--- begin Given material ---

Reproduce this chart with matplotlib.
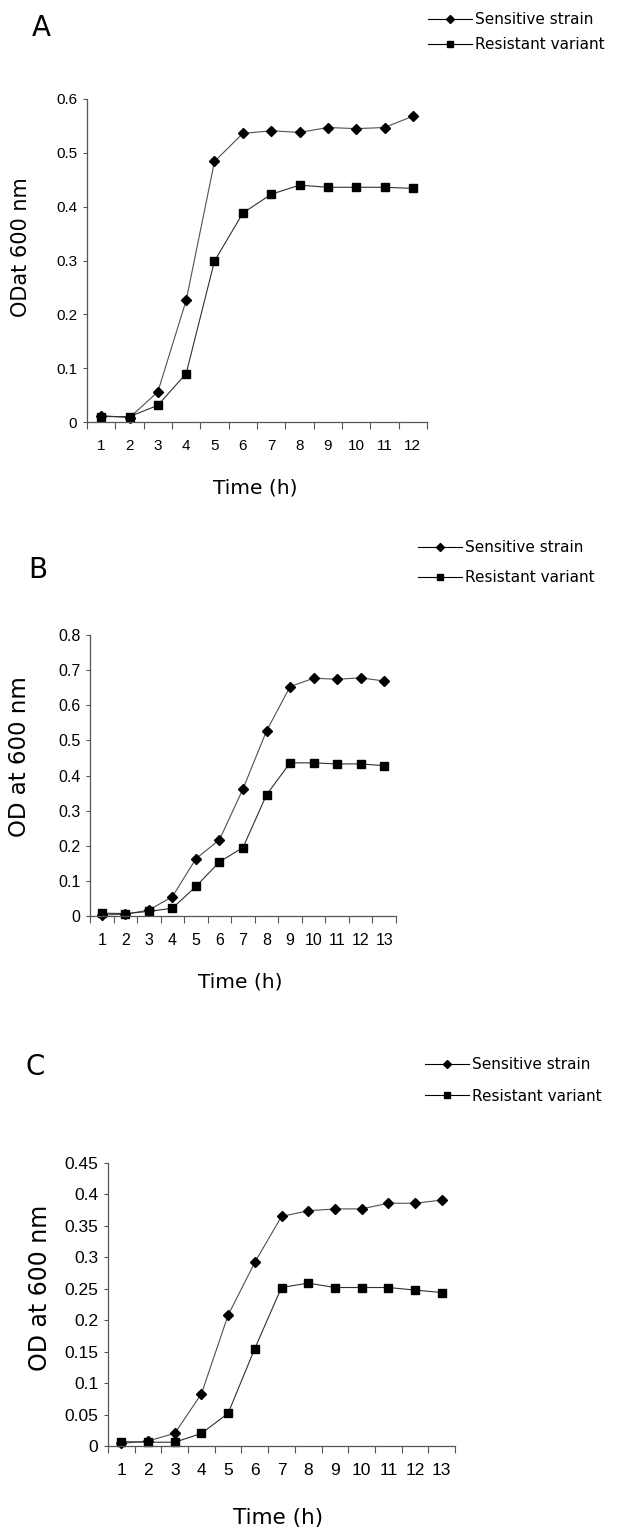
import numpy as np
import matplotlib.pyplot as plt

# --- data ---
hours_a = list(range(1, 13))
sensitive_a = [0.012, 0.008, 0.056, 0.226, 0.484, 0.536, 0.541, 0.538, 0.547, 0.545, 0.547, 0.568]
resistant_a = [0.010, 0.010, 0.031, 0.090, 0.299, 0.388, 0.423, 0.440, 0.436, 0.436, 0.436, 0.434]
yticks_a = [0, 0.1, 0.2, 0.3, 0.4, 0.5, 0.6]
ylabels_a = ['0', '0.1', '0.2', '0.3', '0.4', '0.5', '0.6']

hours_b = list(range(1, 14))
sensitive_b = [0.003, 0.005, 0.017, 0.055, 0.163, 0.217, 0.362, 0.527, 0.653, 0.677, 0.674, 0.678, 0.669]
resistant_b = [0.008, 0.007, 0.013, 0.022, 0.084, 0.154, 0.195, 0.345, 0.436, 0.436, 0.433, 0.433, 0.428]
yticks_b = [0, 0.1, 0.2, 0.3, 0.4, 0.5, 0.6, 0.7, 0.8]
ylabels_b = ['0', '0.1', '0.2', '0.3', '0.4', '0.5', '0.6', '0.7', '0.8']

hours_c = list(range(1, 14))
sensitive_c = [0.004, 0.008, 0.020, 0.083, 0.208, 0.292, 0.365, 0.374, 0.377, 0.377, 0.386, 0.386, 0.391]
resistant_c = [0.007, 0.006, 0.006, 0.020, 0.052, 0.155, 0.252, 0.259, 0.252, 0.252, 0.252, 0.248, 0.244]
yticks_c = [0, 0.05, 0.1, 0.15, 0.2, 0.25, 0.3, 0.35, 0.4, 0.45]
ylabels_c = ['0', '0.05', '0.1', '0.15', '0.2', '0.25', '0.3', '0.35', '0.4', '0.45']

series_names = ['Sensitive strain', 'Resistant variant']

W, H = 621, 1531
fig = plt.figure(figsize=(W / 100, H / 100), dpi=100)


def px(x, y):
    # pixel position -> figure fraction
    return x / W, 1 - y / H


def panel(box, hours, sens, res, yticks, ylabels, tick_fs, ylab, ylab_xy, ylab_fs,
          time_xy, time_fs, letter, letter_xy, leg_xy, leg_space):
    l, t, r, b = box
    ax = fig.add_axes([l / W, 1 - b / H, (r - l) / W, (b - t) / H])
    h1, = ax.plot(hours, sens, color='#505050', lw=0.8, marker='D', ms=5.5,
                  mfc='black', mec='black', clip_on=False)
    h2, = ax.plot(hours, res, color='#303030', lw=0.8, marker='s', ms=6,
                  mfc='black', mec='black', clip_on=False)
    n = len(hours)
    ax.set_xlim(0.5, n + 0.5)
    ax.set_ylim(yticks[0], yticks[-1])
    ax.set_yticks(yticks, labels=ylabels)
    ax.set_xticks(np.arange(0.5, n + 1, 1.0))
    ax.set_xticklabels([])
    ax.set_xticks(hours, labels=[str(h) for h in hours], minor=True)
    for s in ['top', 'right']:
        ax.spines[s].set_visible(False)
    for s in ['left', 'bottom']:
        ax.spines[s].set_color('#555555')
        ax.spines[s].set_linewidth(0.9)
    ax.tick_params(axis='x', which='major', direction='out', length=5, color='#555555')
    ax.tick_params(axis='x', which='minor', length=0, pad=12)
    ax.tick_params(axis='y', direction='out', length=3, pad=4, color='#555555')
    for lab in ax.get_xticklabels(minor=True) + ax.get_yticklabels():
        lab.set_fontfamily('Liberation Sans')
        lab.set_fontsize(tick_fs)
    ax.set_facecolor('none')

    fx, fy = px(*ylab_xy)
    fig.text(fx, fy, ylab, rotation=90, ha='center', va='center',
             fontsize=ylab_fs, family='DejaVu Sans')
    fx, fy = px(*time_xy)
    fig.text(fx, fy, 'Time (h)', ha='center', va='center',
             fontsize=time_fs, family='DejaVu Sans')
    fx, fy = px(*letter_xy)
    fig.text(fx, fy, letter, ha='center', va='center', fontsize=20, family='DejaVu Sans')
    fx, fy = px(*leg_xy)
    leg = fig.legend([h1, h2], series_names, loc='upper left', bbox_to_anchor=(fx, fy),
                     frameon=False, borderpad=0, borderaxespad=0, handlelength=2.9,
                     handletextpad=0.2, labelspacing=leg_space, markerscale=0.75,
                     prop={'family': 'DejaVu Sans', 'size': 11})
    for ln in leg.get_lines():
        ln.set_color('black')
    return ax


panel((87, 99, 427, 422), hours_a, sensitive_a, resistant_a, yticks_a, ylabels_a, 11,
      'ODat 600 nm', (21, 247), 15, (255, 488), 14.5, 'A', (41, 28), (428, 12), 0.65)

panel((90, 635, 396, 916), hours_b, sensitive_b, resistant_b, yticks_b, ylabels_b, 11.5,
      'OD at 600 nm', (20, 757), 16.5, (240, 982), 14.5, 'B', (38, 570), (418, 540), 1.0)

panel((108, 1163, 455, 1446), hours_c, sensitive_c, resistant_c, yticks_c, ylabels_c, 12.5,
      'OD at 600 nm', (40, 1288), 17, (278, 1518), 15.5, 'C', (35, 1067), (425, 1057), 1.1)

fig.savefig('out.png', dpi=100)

--- end Given material ---

#### Written exercise
Go through the listing above and write it out again exactly, dropping the pictures.

#### Output for this task
Reproduce this chart with matplotlib.
import numpy as np
import matplotlib.pyplot as plt

# --- data ---
hours_a = list(range(1, 13))
sensitive_a = [0.012, 0.008, 0.056, 0.226, 0.484, 0.536, 0.541, 0.538, 0.547, 0.545, 0.547, 0.568]
resistant_a = [0.010, 0.010, 0.031, 0.090, 0.299, 0.388, 0.423, 0.440, 0.436, 0.436, 0.436, 0.434]
yticks_a = [0, 0.1, 0.2, 0.3, 0.4, 0.5, 0.6]
ylabels_a = ['0', '0.1', '0.2', '0.3', '0.4', '0.5', '0.6']

hours_b = list(range(1, 14))
sensitive_b = [0.003, 0.005, 0.017, 0.055, 0.163, 0.217, 0.362, 0.527, 0.653, 0.677, 0.674, 0.678, 0.669]
resistant_b = [0.008, 0.007, 0.013, 0.022, 0.084, 0.154, 0.195, 0.345, 0.436, 0.436, 0.433, 0.433, 0.428]
yticks_b = [0, 0.1, 0.2, 0.3, 0.4, 0.5, 0.6, 0.7, 0.8]
ylabels_b = ['0', '0.1', '0.2', '0.3', '0.4', '0.5', '0.6', '0.7', '0.8']

hours_c = list(range(1, 14))
sensitive_c = [0.004, 0.008, 0.020, 0.083, 0.208, 0.292, 0.365, 0.374, 0.377, 0.377, 0.386, 0.386, 0.391]
resistant_c = [0.007, 0.006, 0.006, 0.020, 0.052, 0.155, 0.252, 0.259, 0.252, 0.252, 0.252, 0.248, 0.244]
yticks_c = [0, 0.05, 0.1, 0.15, 0.2, 0.25, 0.3, 0.35, 0.4, 0.45]
ylabels_c = ['0', '0.05', '0.1', '0.15', '0.2', '0.25', '0.3', '0.35', '0.4', '0.45']

series_names = ['Sensitive strain', 'Resistant variant']

W, H = 621, 1531
fig = plt.figure(figsize=(W / 100, H / 100), dpi=100)


def px(x, y):
    # pixel position -> figure fraction
    return x / W, 1 - y / H


def panel(box, hours, sens, res, yticks, ylabels, tick_fs, ylab, ylab_xy, ylab_fs,
          time_xy, time_fs, letter, letter_xy, leg_xy, leg_space):
    l, t, r, b = box
    ax = fig.add_axes([l / W, 1 - b / H, (r - l) / W, (b - t) / H])
    h1, = ax.plot(hours, sens, color='#505050', lw=0.8, marker='D', ms=5.5,
                  mfc='black', mec='black', clip_on=False)
    h2, = ax.plot(hours, res, color='#303030', lw=0.8, marker='s', ms=6,
                  mfc='black', mec='black', clip_on=False)
    n = len(hours)
    ax.set_xlim(0.5, n + 0.5)
    ax.set_ylim(yticks[0], yticks[-1])
    ax.set_yticks(yticks, labels=ylabels)
    ax.set_xticks(np.arange(0.5, n + 1, 1.0))
    ax.set_xticklabels([])
    ax.set_xticks(hours, labels=[str(h) for h in hours], minor=True)
    for s in ['top', 'right']:
        ax.spines[s].set_visible(False)
    for s in ['left', 'bottom']:
        ax.spines[s].set_color('#555555')
        ax.spines[s].set_linewidth(0.9)
    ax.tick_params(axis='x', which='major', direction='out', length=5, color='#555555')
    ax.tick_params(axis='x', which='minor', length=0, pad=12)
    ax.tick_params(axis='y', direction='out', length=3, pad=4, color='#555555')
    for lab in ax.get_xticklabels(minor=True) + ax.get_yticklabels():
        lab.set_fontfamily('Liberation Sans')
        lab.set_fontsize(tick_fs)
    ax.set_facecolor('none')

    fx, fy = px(*ylab_xy)
    fig.text(fx, fy, ylab, rotation=90, ha='center', va='center',
             fontsize=ylab_fs, family='DejaVu Sans')
    fx, fy = px(*time_xy)
    fig.text(fx, fy, 'Time (h)', ha='center', va='center',
             fontsize=time_fs, family='DejaVu Sans')
    fx, fy = px(*letter_xy)
    fig.text(fx, fy, letter, ha='center', va='center', fontsize=20, family='DejaVu Sans')
    fx, fy = px(*leg_xy)
    leg = fig.legend([h1, h2], series_names, loc='upper left', bbox_to_anchor=(fx, fy),
                     frameon=False, borderpad=0, borderaxespad=0, handlelength=2.9,
                     handletextpad=0.2, labelspacing=leg_space, markerscale=0.75,
                     prop={'family': 'DejaVu Sans', 'size': 11})
    for ln in leg.get_lines():
        ln.set_color('black')
    return ax


panel((87, 99, 427, 422), hours_a, sensitive_a, resistant_a, yticks_a, ylabels_a, 11,
      'ODat 600 nm', (21, 247), 15, (255, 488), 14.5, 'A', (41, 28), (428, 12), 0.65)

panel((90, 635, 396, 916), hours_b, sensitive_b, resistant_b, yticks_b, ylabels_b, 11.5,
      'OD at 600 nm', (20, 757), 16.5, (240, 982), 14.5, 'B', (38, 570), (418, 540), 1.0)

panel((108, 1163, 455, 1446), hours_c, sensitive_c, resistant_c, yticks_c, ylabels_c, 12.5,
      'OD at 600 nm', (40, 1288), 17, (278, 1518), 15.5, 'C', (35, 1067), (425, 1057), 1.1)

fig.savefig('out.png', dpi=100)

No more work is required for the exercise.